The term project requirement must be completed by students enrolled for the 4-credit option only. Students enrolled for 2 credits have a different, alternative, term assignment.  Both are described, below.

4-credit option:

The term project involves using R to address some research question in your subfield.  You will demonstrate your ability to 1) use basic R functions (from the base R package), and 2) show you can locate and use an R package or library that is new to you. To address your research question, you will choose a preexisting, toy dataset with which to work for the quarter. This can be one from the corpora available in the department's LDC holdings on Patas (see "Links" above), a dataset you already have (e.g., for a thesis project), or another corpus that is appropriate for the project you envision. Datasets must be cleared with the instructor.  The reason we use a toy dataset is to avoid the time and effort necessary to craft or collect one from scratch.  You will import this dataset into R, and write a script that will enable you to analyze this dataset in a manner that clearly addresses your research question.  We assume you focus on best practices for collecting your data in other courses.  We will focus on how you dig into your data in this class.  You'll describe what your script does in presentation. Your submission will be a small data analysis using that library, with a script that you can share on your research laboratory's or roundtable group's website.

Term Project Milestones:

Week 3: Turn in to Canvas a research question on which you will focus for your presentation/term project.  This should be a question of real research interest to you, defined narrowly enough to allow you to state a clear, testable hypothesis

Week 4: Give a 2-3 minute in-class progress report on your search for R packages in your subfield.

Weeks 6-8: Incorporate into your presentation a discussion of what you want your script to do.

Week 7: Come to class prepared to talk about the structure of the database you will use for your final project.

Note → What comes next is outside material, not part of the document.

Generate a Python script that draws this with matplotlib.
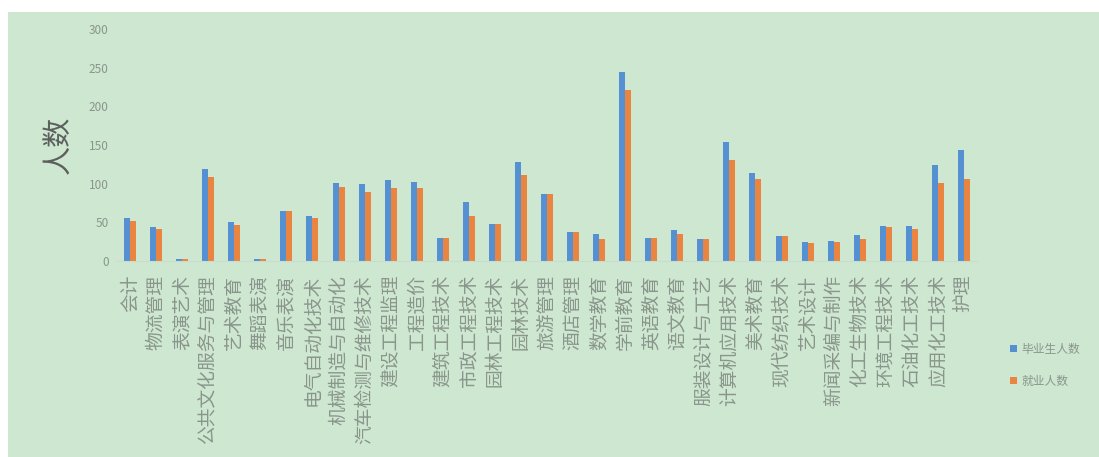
import numpy as np
from matplotlib import pyplot as plt
from matplotlib.patches import Rectangle

plt.rcParams['font.family'] = ['Noto Sans CJK SC', 'DejaVu Sans']

majors = ["会计", "物流管理", "表演艺术", "公共文化服务与管理", "艺术教育", "舞蹈表演",
          "音乐表演", "电气自动化技术", "机械制造与自动化", "汽车检测与维修技术",
          "建设工程监理", "工程造价", "建筑工程技术", "市政工程技术", "园林工程技术",
          "园林技术", "旅游管理", "酒店管理", "数学教育", "学前教育", "英语教育",
          "语文教育", "服装设计与工艺", "计算机应用技术", "美术教育", "现代纺织技术",
          "艺术设计", "新闻采编与制作", "化工生物技术", "环境工程技术", "石油化工技术",
          "应用化工技术", "护理"]

graduates = [55, 44, 3, 119, 51, 3, 65, 58, 101, 99, 105, 102, 30, 76, 48, 128, 87,
             38, 35, 245, 30, 40, 29, 154, 114, 32, 24, 26, 33, 45, 45, 124, 144]
employed = [52, 42, 2, 108, 46, 2, 65, 55, 96, 89, 95, 94, 30, 58, 48, 111, 87,
            38, 29, 221, 30, 35, 29, 130, 106, 32, 23, 25, 29, 44, 41, 101, 106]

series_names = ["毕业生人数", "就业人数"]

bg = "#cde7d0"
blue = "#5590d2"
orange = "#e98540"
txt = "#8a968c"

fig = plt.figure(figsize=(10.99, 4.57), dpi=100, facecolor="white")
# green chart area, white strip at top and left
fig.patches.append(Rectangle((8 / 1099, 0), 1 - 8 / 1099, 1 - 12 / 457,
                             transform=fig.transFigure, facecolor=bg,
                             edgecolor="none", zorder=-10))

ax = fig.add_axes([117 / 1099, 196 / 457, 860 / 1099, 232 / 457])
ax.set_facecolor("none")
ax.set_zorder(1)

x = np.arange(len(majors))
w = 0.23
b1 = ax.bar(x - w / 2, graduates, width=w, color=blue, label=series_names[0])
b2 = ax.bar(x + w / 2, employed, width=w, color=orange, label=series_names[1])

ax.set_xlim(-0.5, len(majors) - 0.5)
ax.set_ylim(0, 300)
ax.set_yticks(np.arange(0, 301, 50))
ax.set_xticks(x)
ax.set_xticklabels(majors, rotation=90, fontsize=13.5, color=txt)
ax.tick_params(axis="y", length=0, pad=6, labelsize=8.5, labelcolor=txt)
ax.tick_params(axis="x", length=0, pad=10)

for s in ["top", "right", "left"]:
    ax.spines[s].set_visible(False)
ax.spines["bottom"].set_color("#c8dccf")
ax.spines["bottom"].set_linewidth(0.8)

ax.set_ylabel("人数", fontsize=21, color="#5c5f5c", labelpad=11)

fig.legend(handles=[b1, b2], labels=series_names, loc="center left",
           bbox_to_anchor=(999 / 1099, 1 - 365 / 457), frameon=False,
           fontsize=8.5, labelcolor=txt, handlelength=0.6, handleheight=0.6,
           handletextpad=0.4, labelspacing=1.6)

plt.savefig("out.png", dpi=100, facecolor=fig.get_facecolor())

Week 10: List (in writing in Canvas) the functions to be incorporated into the script you're writing for your final project

Week 11: Give an in-class report on the progress you've made writing your script.  Show us the functions you intend to use, and the sample dataset on which the script will be run.

To be turned in (in Canvas):

1. Your script (.txt format).  (Script should have a transparent name)

2. An introductory paragraph describing what the script does that can be published with the script on a department lab or roundtable website (.txt format)

3. A toy database on which the script runs (and which can be linked to the website where the script is published) (.txt format)

4. A 5-7 page write-up containing all the following sections (in .pdf format):

a. Research Question: articulate your research question, and state your hypothesis/es

b. Methods: set forth your methods for addressing the research question

c. Materials: describe your dataset (cite its source, describe its structure and summarize its contents)

d. Procedures: describe your analysis procedures (including your script-writing in R)

e. Results: present your results

f. Discussion: supply a summary discussion.  How does this project lead you to respond to your research question? This section should then include an assessment of your toy dataset--what were its limitations? How would the database be different in order for you to consider it "really good" data for this project? Also consider how you might improve on your script if you re-ran your study.

2-credit option:

Students enrolled for two credits are NOT expected to complete term projects.  However, students will be responsible for:

1. Adding any functions covered in their class-leading to the shared list of R functions in the Sociolinguistics Laboratory Wiki (link is included on the syllabus). 

2. Supplying an example of usage of the function(s) provided in (1).

The purpose of this requirement is to ensure that all students have hands-on work related to their subfield of interest.